Communities of color have less income, but the disparity in wealth is even more stunning: the typical Black family has a median wealth of only about 15 percent ($44,900) of the typical white family ($285,000), and the typical Latino family has only about 20 percent ($61,600). With fewer assets to draw on, people of color – and the friends and family who they might turn to – are far less able to cushion the blow of financial catastrophes, such as job losses, income reductions, sickness, or unplanned expenses. Less wealth also means that Black students borrow significantly more in student loans for higher education.  

This racial wealth gap didn’t happen by accident. It was caused by centuries of discrimination, redlining, and ongoing employment discrimination. Black and Latino individuals are disproportionately targeted by law enforcement, which has a devastating economic impact. They also disproportionately bear the financial burdens from the criminal legal system in the form of fines, fees, and debt. Credit scoring is a reflection of the racial economic divide and wealth gap in this country. Yet is a gatekeeper for many important necessities – employment, housing (both rental and homeownership), insurance, and of course, affordable credit.  

Reducing the harm to Black and Latino communities from the racial disparities and history of discrimination baked into credit scores requires a multi-pronged approach, including:

  • Stop the Mission Creep.  Ban the use of credit information in rental housing and insurance.  Severely restrict the use of credit history in employment.
  • Restrict Risk-Based Pricing.

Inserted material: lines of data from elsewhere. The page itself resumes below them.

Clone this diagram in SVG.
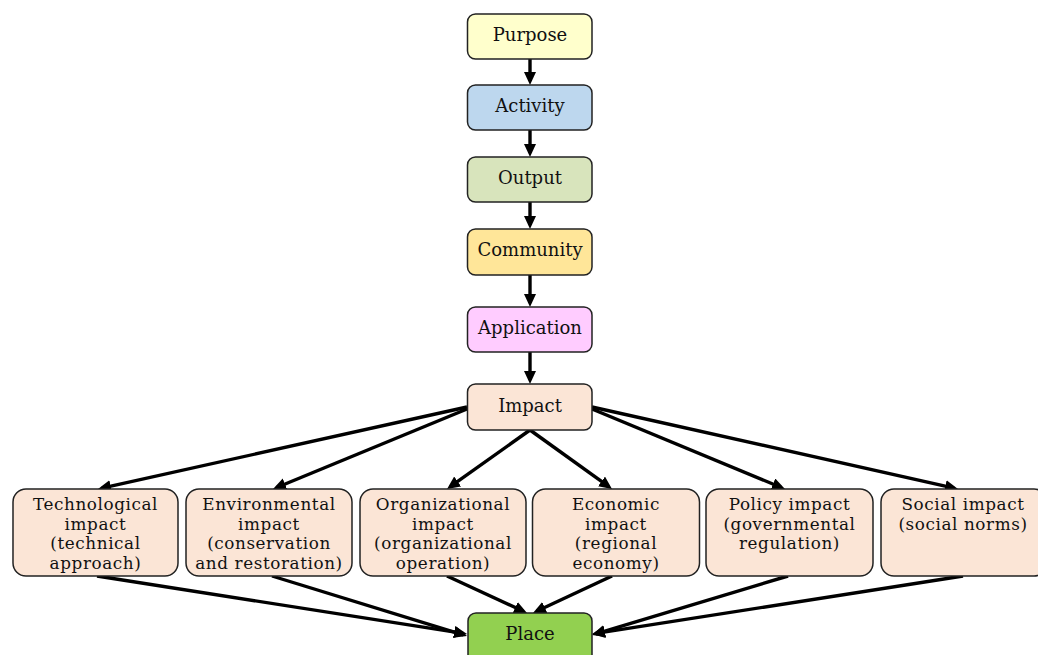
<svg xmlns="http://www.w3.org/2000/svg" width="1038" height="655" viewBox="0 0 1038 655">
<style>
.box{stroke:#222;stroke-width:1.5}
.t{font-family:"DejaVu Serif","Liberation Serif",serif;font-size:18px;fill:#111;text-anchor:middle}
.s{font-size:16.8px;letter-spacing:0.6px}
.c line{stroke:#000;stroke-width:3.4;marker-end:url(#ah)}
</style>
<defs>
<marker id="ah" markerUnits="userSpaceOnUse" markerWidth="15" markerHeight="13" refX="9" refY="6" orient="auto">
<path d="M0,0 L13,6 L0,12 z" fill="#000"/>
</marker>
</defs>
<g class="c" id="connectors">
<line x1="530" y1="59" x2="530" y2="81"/>
<line x1="530" y1="130" x2="530" y2="153"/>
<line x1="530" y1="202" x2="530" y2="225"/>
<line x1="530" y1="275" x2="530" y2="303"/>
<line x1="530" y1="352" x2="530" y2="380"/>
<line x1="467" y1="407" x2="101.9" y2="488.1"/>
<line x1="467" y1="409" x2="276.7" y2="487.5"/>
<line x1="530" y1="430" x2="450.3" y2="486.7"/>
<line x1="530" y1="430" x2="608.8" y2="486.7"/>
<line x1="592" y1="409" x2="781.3" y2="487.5"/>
<line x1="592" y1="407" x2="954.1" y2="488.1"/>
<line x1="97" y1="576" x2="463.1" y2="633.4"/>
<line x1="272" y1="576" x2="463.2" y2="634.8"/>
<line x1="447" y1="576" x2="523.4" y2="611.3"/>
<line x1="612" y1="576" x2="536.6" y2="611.3"/>
<line x1="788" y1="576" x2="595.8" y2="633.8"/>
<line x1="963" y1="576" x2="596" y2="633.4"/>
</g>
<g id="purpose"><rect class="box" x="467.5" y="14" width="124.5" height="45" rx="8" fill="#FFFFCC"/><text class="t" x="530" y="41">Purpose</text></g>
<g id="activity"><rect class="box" x="467.5" y="85" width="124.5" height="45" rx="8" fill="#BDD7EE"/><text class="t" x="530" y="112">Activity</text></g>
<g id="output"><rect class="box" x="467.5" y="157" width="124.5" height="45" rx="8" fill="#D8E4BC"/><text class="t" x="530" y="184">Output</text></g>
<g id="community"><rect class="box" x="467.5" y="229" width="124.5" height="46" rx="8" fill="#FFE699"/><text class="t" x="530" y="256">Community</text></g>
<g id="application"><rect class="box" x="467.5" y="307" width="124.5" height="45" rx="8" fill="#FFCCFF"/><text class="t" x="530" y="334">Application</text></g>
<g id="impact"><rect class="box" x="467.5" y="384" width="124.5" height="46" rx="8" fill="#FBE5D6"/><text class="t" x="530" y="412">Impact</text></g>
<g id="technological"><rect class="box" x="13" y="489" width="165" height="87" rx="13" fill="#FBE5D6"/><text class="t s" x="95.5" y="510"><tspan x="95.5">Technological</tspan><tspan x="95.5" dy="19.6">impact</tspan><tspan x="95.5" dy="19.6">(technical</tspan><tspan x="95.5" dy="19.6">approach)</tspan></text></g>
<g id="environmental"><rect class="box" x="186" y="489" width="166" height="87" rx="13" fill="#FBE5D6"/><text class="t s" x="269" y="510"><tspan x="269">Environmental</tspan><tspan x="269" dy="19.6">impact</tspan><tspan x="269" dy="19.6">(conservation</tspan><tspan x="269" dy="19.6">and restoration)</tspan></text></g>
<g id="organizational"><rect class="box" x="360" y="489" width="166" height="87" rx="13" fill="#FBE5D6"/><text class="t s" x="443" y="510"><tspan x="443">Organizational</tspan><tspan x="443" dy="19.6">impact</tspan><tspan x="443" dy="19.6">(organizational</tspan><tspan x="443" dy="19.6">operation)</tspan></text></g>
<g id="economic"><rect class="box" x="532.5" y="489" width="167" height="87" rx="13" fill="#FBE5D6"/><text class="t s" x="616" y="510"><tspan x="616">Economic</tspan><tspan x="616" dy="19.6">impact</tspan><tspan x="616" dy="19.6">(regional</tspan><tspan x="616" dy="19.6">economy)</tspan></text></g>
<g id="policy"><rect class="box" x="706" y="489" width="167" height="87" rx="13" fill="#FBE5D6"/><text class="t s" x="789.5" y="510"><tspan x="789.5">Policy impact</tspan><tspan x="789.5" dy="19.6">(governmental</tspan><tspan x="789.5" dy="19.6">regulation)</tspan></text></g>
<g id="social"><rect class="box" x="881" y="489" width="166" height="87" rx="13" fill="#FBE5D6"/><text class="t s" x="963" y="510"><tspan x="963">Social impact</tspan><tspan x="963" dy="19.6">(social norms)</tspan></text></g>
<g id="place"><rect class="box" x="468" y="613" width="124" height="50" rx="8" fill="#92D050"/><text class="t" x="530" y="640">Place</text></g>
</svg>
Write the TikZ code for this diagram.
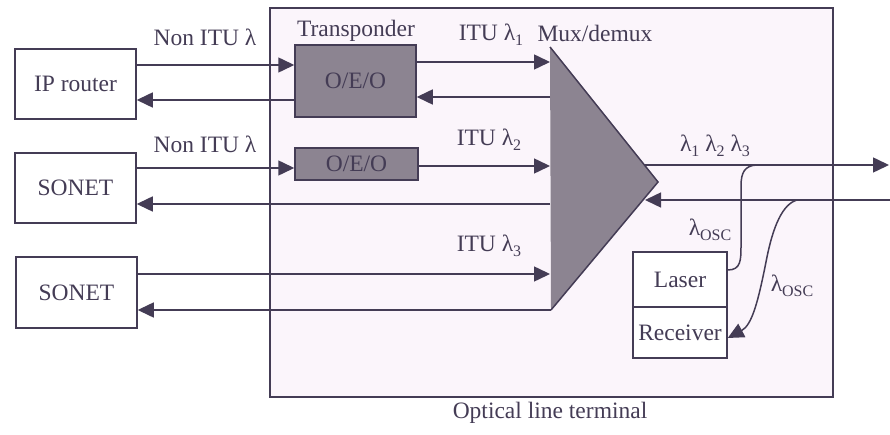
\documentclass[tikz,border=0pt]{standalone}
\usepackage{fontspec}
\setmainfont{Liberation Serif}
\usetikzlibrary{arrows.meta}
\definecolor{ln}{RGB}{68,60,85}
\definecolor{dk}{RGB}{140,132,145}
\definecolor{bg}{RGB}{251,245,251}
\newcommand\lsb[1]{\raisebox{-0.5ex}{\fontsize{16}{16}\selectfont #1}}
\begin{document}
\begin{tikzpicture}[x=1pt,y=-1pt,
  line/.style={draw=ln, line width=1.5pt},
  arr/.style={line, -{Triangle[length=16pt,width=15pt]}},
  box/.style={draw=ln, line width=1.5pt, fill=white, inner sep=0pt, text=ln, font=\fontsize{23.5}{23.5}\selectfont},
  dbox/.style={box, fill=dk},
  lbl/.style={inner sep=0pt, text=ln, font=\fontsize{23.5}{23.5}\selectfont}
]
\useasboundingbox (0,0) rectangle (890,435);
% optical line terminal frame
\node[draw=ln, line width=1.5pt, fill=bg, minimum width=563pt, minimum height=389pt, inner sep=0pt] (olt) at (551.5,202.5) {};
% client boxes
\node[box, minimum width=121pt, minimum height=70pt] (ip) at (75.5,84) {IP router};
\node[box, minimum width=121pt, minimum height=70pt] (s1) at (75.5,188) {SONET};
\node[box, minimum width=121pt, minimum height=71pt] (s2) at (76.5,292.5) {SONET};
% transponders
\node[dbox, minimum width=121pt, minimum height=72pt] (oeo1) at (355.5,81) {O/E/O};
\node[dbox, minimum width=123pt, minimum height=32pt] (oeo2) at (356.5,164) {O/E/O};
% laser / receiver
\node[box, minimum width=94pt, minimum height=55pt] (laser) at (680,279.5) {Laser};
\node[box, minimum width=94pt, minimum height=51pt] (rx) at (680,332.5) {Receiver};
% mux/demux triangle
\coordinate (mA) at (550,47);
\coordinate (mB) at (551,310);
\coordinate (mC) at (658,182);
\fill[dk] (mA) -- (mC) -- (mB) -- cycle;
\draw[line, line join=miter] (mA) -- (mC) -- (mB);
\coordinate (mO) at (644,165);
\coordinate (mI) at (645,200);
\coordinate (outR) at (889,165);
\coordinate (inR) at (890,200);
% client <-> transponder
\draw[arr] (ip.east |- 0,65) -- (oeo1.west |- 0,65);
\draw[arr] (oeo1.west |- 0,100) -- (ip.east |- 0,100);
\draw[arr] (s1.east |- 0,168) -- (oeo2.west |- 0,168);
% transponder <-> mux
\draw[arr] (oeo1.east |- 0,62) -- (mA |- 0,62);
\draw[arr] (mA |- 0,97) -- (oeo1.east |- 0,97);
\draw[arr] (oeo2.east |- 0,166) -- (mA |- 0,166);
\draw[arr] (mA |- 0,204) -- (s1.east |- 0,204);
\draw[arr] (s2.east |- 0,274) -- (mA |- 0,274);
\draw[arr] (mB) -- (s2.east |- mB);
% line side
\draw[arr] (mO) -- (outR);
\draw[arr] (inR) -- (mI);
% OSC
\draw[line] (laser.east |- 0,270) .. controls (741,270) and (741,260) .. (741,245) -- (741,186) .. controls (741,172) and (745,166) .. (756,165);
\draw[arr] (797,200) .. controls (783,204) and (773,225) .. (766,262) .. controls (758,302) and (752,325) .. (rx.east |- 0,338);
% labels
\node[lbl] (n1) at (205,37) {Non ITU λ};
\node[lbl] (n2) at (205,144) {Non ITU λ};
\node[lbl] (tr) at (356,31) {Transponder};
\node[lbl] (i1) at (491,35) {ITU λ\lsb{1}};
\node[lbl] (mx) at (595,33) {Mux/demux};
\node[lbl] (i2) at (489,140) {ITU λ\lsb{2}};
\node[lbl] (i3) at (489,246) {ITU λ\lsb{3}};
\node[lbl] (l123) at (715,146) {λ\lsb{1} λ\lsb{2} λ\lsb{3}};
\node[lbl] (osc1) at (710,230) {λ\lsb{OSC}};
\node[lbl] (osc2) at (792,286) {λ\lsb{OSC}};
\node[lbl] (olttxt) at (550,413) {Optical line terminal};
\end{tikzpicture}
\end{document}
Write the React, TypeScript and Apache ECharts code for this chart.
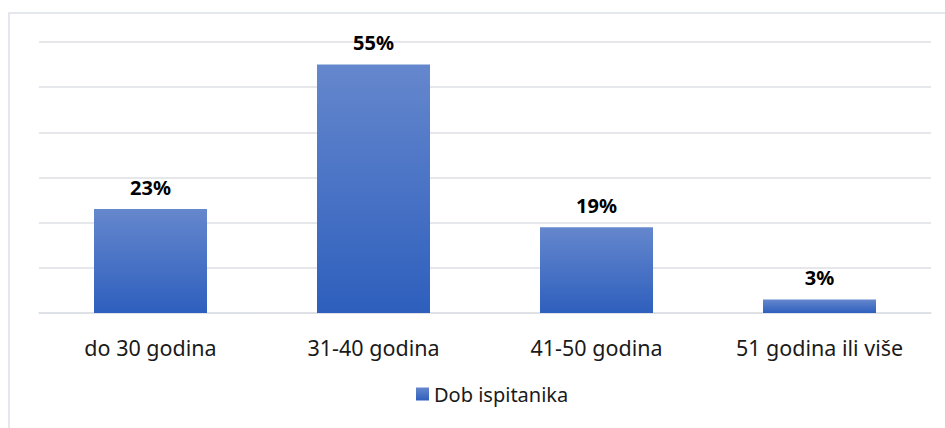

With risk-based pricing, lenders charge higher rates to consumers with lower credit scores.  Interest rates should not exceed 36% for small loans and lower for larger ones, as higher rates exacerbate racial injustices by placing borrowers in a debt trap that only worsens their economic situation.
  • Expand Special Purpose Programs. These programs are specifically aimed at increasing access to credit for underserved communities, especially communities of color, and are explicitly permitted under the Equal Credit Opportunity Act.  
  • Reduce Time Limits on Negative Information. Another option is to reduce the time limits on negative information in credit reports to three years as a way to minimize the vicious cycle aspect of low credit scores.
  • Develop Intentionally Improved Algorithms. A promising reform is the development of algorithms designed to reduce racial disparities. Scoring models and algorithms need to be refined and improved with an intentional focus on reducing racial disparities.  The income disparities and wealth gaps reflected by credit scores were the product of centuries of intentional discrimination and cannot be reduced without the same level of intentionality.
  • Create a Public Credit Registry.  A public credit registry could develop credit scoring model that actively takes past and present discrimination into account and is intentionally designed to reduce racial disparities

Caution should be exercised in using alternative data as a reform, because it can also be extremely damaging to consumers.  For example, unless it only uses positive data, rent payment reporting can create enormous harms for struggling renters. Alternative data will not eliminate racial disparities in credit scores, because any data that relies on financial information will still reflect racial disparities given the unequal economic positions of households of color and white households.